Marine biologist Alison Towner and her team, using data from tagged sharks, tracked how the animals reacted to orca sightings near Gansbaai and what they saw matched with previous reports of sharks fleeing in response to killer whales. According to their data, it was a full-blown exodus. “Initially, following an orca attack in Gansbaai, individual great white sharks did not appear for weeks or months,” Towner explained. “What we seem to be witnessing though is a large-scale avoidance (rather than a fine-scale) strategy, mirroring what we see used by wild dogs in the Serengeti in Tanzania, in response to increased lion presence. The more the orcas frequent these sites, the longer the great white sharks stay away.”
Over five years, her team followed 14 tagged great whites that fled whenever the orcas appeared and shark sightings across various bays have since taken a steep dive. That is not normal. Since records began, great whites had only ever disappeared from Gansbaai twice for more than a week: once in 2007, and again in 2017, but now they are gone for much longer and still have not fully come back.

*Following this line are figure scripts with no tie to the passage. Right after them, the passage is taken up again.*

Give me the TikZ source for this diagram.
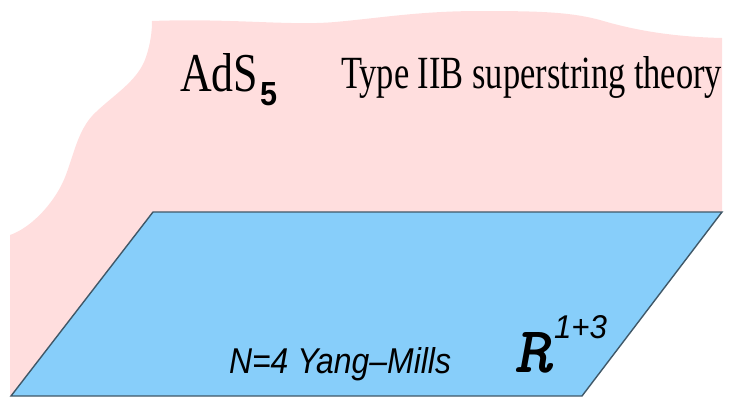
\documentclass[tikz,border=0pt]{standalone}
\usepackage{fontspec}
\setmainfont{Liberation Serif}
\newfontfamily\helv{Liberation Sans}
\usepackage{graphicx}
\definecolor{bulkpink}{RGB}{255,222,222}
\definecolor{braneblue}{RGB}{135,206,250}
\definecolor{braneedge}{RGB}{64,88,104}
\tikzset{
  label/.style={inner sep=0pt, outer sep=0pt, anchor=base west},
}
\begin{document}
\begin{tikzpicture}[x=1pt,y=-1pt]
\useasboundingbox (0,0) rectangle (731,397);
% bulk region (AdS_5), drawn behind the brane
\fill[bulkpink]
  (152,21) .. controls (230,18) and (290,26) .. (335,22)
           .. controls (380,18) and (420,11) .. (480,11)
           .. controls (540,11) and (570,12) .. (600,20)
           .. controls (640,32) and (680,37) .. (722,38)
  -- (722,212) -- (582,396) -- (10,396) -- (10,235)
           .. controls (30,228) and (50,207) .. (61,186)
           .. controls (72,165) and (75,135) .. (92,116)
           .. controls (110,97) and (138,82) .. (146,57)
           .. controls (151,42) and (152,30) .. (152,21)
  -- cycle;
% the boundary R^{1+3}
\coordinate (tl) at (153,212);
\coordinate (tr) at (722,212);
\coordinate (br) at (582,396);
\coordinate (bl) at (11,396);
\draw[braneedge, line width=1.4pt, fill=braneblue, line join=miter] (tl) -- (tr) -- (br) -- (bl) -- cycle;
% labels
\node[label] (ads) at (180,91) {\resizebox{78pt}{38pt}{AdS}};
\node[label] (ads5) at (260,105) {\resizebox{17pt}{23pt}{\helv\bfseries 5}};
\node[label] (iib) at (341,88) {\resizebox{381pt}{32pt}{Type IIB superstring theory}};
\node[label] (ym) at (229,373) {\resizebox{222pt}{26pt}{\helv\itshape N=4 Yang\textendash Mills}};
\node[label] (rr) at (514,372) {\resizebox{38pt}{40pt}{\ttfamily\bfseries\slshape R}};
\node[label] (rsup) at (554,338) {\resizebox{53pt}{23pt}{\helv\itshape 1+3}};
\end{tikzpicture}
\end{document}
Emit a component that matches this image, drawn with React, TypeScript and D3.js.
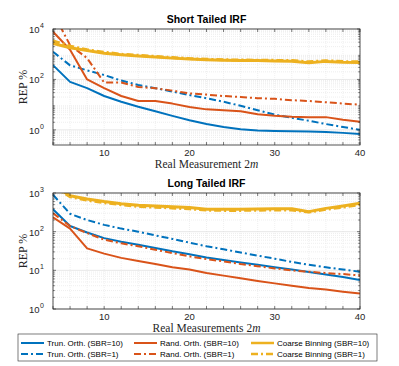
import * as d3 from "d3";

// x positions: 2m
const xs = [4, 6, 8, 10, 12, 14, 16, 18, 20, 22, 24, 26, 28, 30, 32, 34, 36, 38, 40];

// Short tailed IRF
const shortTrun10 = [370, 80, 45, 22, 13, 8.3, 5.5, 3.6, 2.4, 1.7, 1.3, 1.05, 0.95, 0.9, 0.88, 0.86, 0.82, 0.76, 0.68];
const shortTrun1 = [1250, 360, 230, 150, 90, 60, 45, 33, 24, 18, 13, 9, 6, 4, 3, 2.3, 1.7, 1.3, 1.0];
const shortRand10 = [7800, 1500, 100, 45, 22, 14, 14, 11, 8, 6.5, 6, 5.5, 4.2, 3.6, 3.3, 3.2, 3.2, 2.5, 2.1];
const shortRand1 = [45000, 2300, 700, 75, 75, 50, 45, 36, 28, 25, 22, 20, 18, 17, 15, 14, 12.5, 11, 10];
const shortCoarse10 = [2700, 1800, 1400, 1100, 950, 850, 780, 700, 640, 600, 580, 560, 560, 540, 530, 460, 520, 480, 470];
const shortCoarse1 = [3400, 2100, 1500, 1200, 1000, 900, 820, 740, 670, 630, 600, 590, 580, 570, 560, 500, 550, 510, 500];

// Long tailed IRF
const longTrun10 = [380, 140, 95, 68, 55, 46, 38, 31, 26, 21.5, 18.5, 16, 14, 12, 10.5, 9, 7.8, 6.7, 5.6];
const longTrun1 = [900, 290, 200, 150, 120, 100, 80, 65, 52, 42, 35, 29, 24, 20, 16.5, 14, 12, 10.5, 9.2];
const longRand10 = [235, 120, 37, 27, 21, 17.5, 14.5, 12, 10.5, 8.5, 7.3, 6.2, 5.3, 4.6, 4, 3.5, 3.2, 2.8, 2.5];
const longRand1 = [300, 140, 92, 62, 50, 42, 34, 28, 23, 19.5, 17, 14.5, 12.8, 11.2, 10, 9.2, 8.5, 8, 7.4];
const longCoarse10 = [1600, 850, 700, 600, 530, 480, 460, 440, 420, 380, 380, 380, 385, 390, 390, 330, 400, 460, 540];
const longCoarse1 = [1500, 800, 650, 560, 500, 450, 430, 410, 390, 360, 355, 355, 360, 365, 365, 320, 380, 430, 500];

const xTickLabels = [10, 20, 30, 40];
const legendLabels = [
  "Trun. Orth. (SBR=10)",
  "Rand. Orth. (SBR=10)",
  "Coarse Binning (SBR=10)",
  "Trun. Orth. (SBR=1)",
  "Rand. Orth. (SBR=1)",
  "Coarse Binning (SBR=1)",
];

const BLUE = "#0072BD";
const RED = "#D95319";
const YELLOW = "#EDB120";
const DASHDOT = "7,3,2,3";
const SANS = "'Liberation Sans', Arial, sans-serif";
const SERIF = "'Liberation Serif', 'Times New Roman', serif";

type Series = { values: number[]; color: string; dashed: boolean; width: number };

function Panel({
  id,
  top,
  bottom,
  domain,
  decades,
  title,
  xlabel,
  series,
}: {
  id: string;
  top: number;
  bottom: number;
  domain: [number, number];
  decades: number[];
  title: string;
  xlabel: string;
  series: Series[];
}) {
  const left = 53;
  const right = 360;
  const x = d3.scaleLinear().domain([4, 40]).range([left, right]);
  const y = d3.scaleLog().domain(domain).range([bottom, top]);

  const minorY: number[] = [];
  for (let e = -1; e <= 4; e++) {
    for (let k = 2; k <= 9; k++) {
      const v = k * Math.pow(10, e);
      if (v > domain[0] && v < domain[1]) minorY.push(v);
    }
  }
  const xTicks = d3.range(4, 41, 2);

  const line = d3
    .line<number>()
    .x((_, i) => x(xs[i]))
    .y((d) => y(d));

  return (
    <g>
      <defs>
        <clipPath id={id}>
          <rect x={left} y={top} width={right - left} height={bottom - top} />
        </clipPath>
      </defs>
      {/* grid */}
      {minorY.map((v) => (
        <line key={"my" + v} x1={left} x2={right} y1={y(v)} y2={y(v)} stroke="#e3e3e3" strokeWidth={0.6} strokeDasharray="1,1" />
      ))}
      {xTicks.map((v) => (
        <line key={"gx" + v} x1={x(v)} x2={x(v)} y1={top} y2={bottom} stroke="#e6e6e6" strokeWidth={0.6} strokeDasharray="1,1" />
      ))}
      {decades.map((v) => (
        <line key={"gy" + v} x1={left} x2={right} y1={y(v)} y2={y(v)} stroke="#dedede" strokeWidth={0.7} />
      ))}
      {/* lines */}
      <g clipPath={`url(#${id})`}>
        {series.map((s, i) => (
          <path
            key={i}
            d={line(s.values) || ""}
            fill="none"
            stroke={s.color}
            strokeWidth={s.width}
            strokeDasharray={s.dashed ? DASHDOT : undefined}
            strokeLinejoin="round"
          />
        ))}
      </g>
      {/* box */}
      <rect x={left} y={top} width={right - left} height={bottom - top} fill="none" stroke="#262626" strokeWidth={0.8} />
      {xTicks.map((v) => (
        <g key={"tx" + v} stroke="#262626" strokeWidth={0.6}>
          <line x1={x(v)} x2={x(v)} y1={bottom} y2={bottom - 3} />
          <line x1={x(v)} x2={x(v)} y1={top} y2={top + 3} />
        </g>
      ))}
      {[...decades, ...minorY].map((v) => (
        <g key={"ty" + v} stroke="#262626" strokeWidth={0.6}>
          <line x1={left} x2={left + (decades.includes(v) ? 3 : 1.8)} y1={y(v)} y2={y(v)} />
          <line x1={right} x2={right - (decades.includes(v) ? 3 : 1.8)} y1={y(v)} y2={y(v)} />
        </g>
      ))}
      {xTickLabels.map((v) => (
        <text key={"lx" + v} x={x(v)} y={bottom + 11} textAnchor="middle" fontFamily={SANS} fontSize={9.5} fill="#262626">
          {v}
        </text>
      ))}
      {decades.map((v) => (
        <text key={"ly" + v} x={left - 9} y={y(v) + 4} textAnchor="end" fontFamily={SANS} fontSize={9.5} fill="#262626">
          10
          <tspan dx={0.5} dy={-5} fontSize={7}>
            {Math.round(Math.log10(v))}
          </tspan>
        </text>
      ))}
      <text x={(left + right) / 2} y={top - 6} textAnchor="middle" fontFamily={SANS} fontWeight="bold" fontSize={10.5} fill="#000">
        {title}
      </text>
      <text x={(left + right) / 2} y={bottom + 23} textAnchor="middle" fontFamily={SERIF} fontSize={11.5} fill="#262626">
        {xlabel} 2<tspan fontStyle="italic">m</tspan>
      </text>
      <text
        transform={`translate(27,${(top + bottom) / 2}) rotate(-90)`}
        textAnchor="middle"
        fontFamily={SERIF}
        fontSize={12}
        fill="#262626"
      >
        REP %
      </text>
    </g>
  );
}

export default function App() {
  const mk = (vals: number[][]): Series[] => [
    { values: vals[0], color: BLUE, dashed: false, width: 2 },
    { values: vals[1], color: BLUE, dashed: true, width: 2 },
    { values: vals[2], color: RED, dashed: false, width: 2 },
    { values: vals[3], color: RED, dashed: true, width: 2 },
    { values: vals[4], color: YELLOW, dashed: false, width: 3 },
    { values: vals[5], color: YELLOW, dashed: true, width: 3 },
  ];
  const shortSeries = mk([shortTrun10, shortTrun1, shortRand10, shortRand1, shortCoarse10, shortCoarse1]);
  const longSeries = mk([longTrun10, longTrun1, longRand10, longRand1, longCoarse10, longCoarse1]);

  const legCols = [21, 134, 251];
  const legRows = [343, 354];
  const legColors = [BLUE, RED, YELLOW];

  return (
    <svg width={399} height={366} style={{ position: "absolute", left: 0, top: 0, background: "#fff" }}>
      <rect width={399} height={366} fill="#fff" />
      <Panel
        id="clipShort"
        top={29}
        bottom={145}
        domain={[Math.pow(10, -0.6), 1e4]}
        decades={[1, 100, 10000]}
        title="Short Tailed IRF"
        xlabel="Real Measurement"
        series={shortSeries}
      />
      <Panel
        id="clipLong"
        top={193}
        bottom={309}
        domain={[1, 1000]}
        decades={[1, 10, 100, 1000]}
        title="Long Tailed IRF"
        xlabel="Real Measurements"
        series={longSeries}
      />
      {/* legend */}
      <rect x={18} y={334} width={359} height={27} fill="#fff" stroke="#262626" strokeWidth={0.6} />
      {legendLabels.map((lab, i) => {
        const col = i % 3;
        const row = Math.floor(i / 3);
        const lx = legCols[col];
        const ly = legRows[row];
        return (
          <g key={lab}>
            <line
              x1={lx}
              x2={lx + 23}
              y1={ly}
              y2={ly}
              stroke={legColors[col]}
              strokeWidth={col === 2 ? 2.5 : 2}
              strokeDasharray={row === 1 ? DASHDOT : undefined}
            />
            <text x={lx + 26} y={ly + 3} fontFamily={SANS} fontSize={8} fill="#000">
              {lab}
            </text>
          </g>
        );
      })}
    </svg>
  );
}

It has caused a complete change in the ecosystem, a with great whites gone, copper sharks have started to move into the area, as they are typically hunted by great whites, but the orcas are now hunting them instead.
“However, balance is crucial in marine ecosystems, for example, with no great white sharks restricting Cape fur seal behavior, the seals can predate on critically endangered African penguins, or compete for the small pelagic fish they eat,” said Towner. “That’s a top-down impact, we also have ‘bottom up’ trophic pressures from extensive removal of abalone, which graze the kelp forests these species are all connected through. To put it simply, although this is a hypothesis for now, there is only so much pressure an ecosystem can take, and the impacts of orcas removing sharks, are likely far wider-reaching.”
The worry now is that this new hunting behavior puts even more pressure on a species already struggling to bounce back. “The orcas are targeting subadult great white sharks, which can further impact an already vulnerable shark population owing to their slow growth and late-maturing life-history strategy,” Towner added.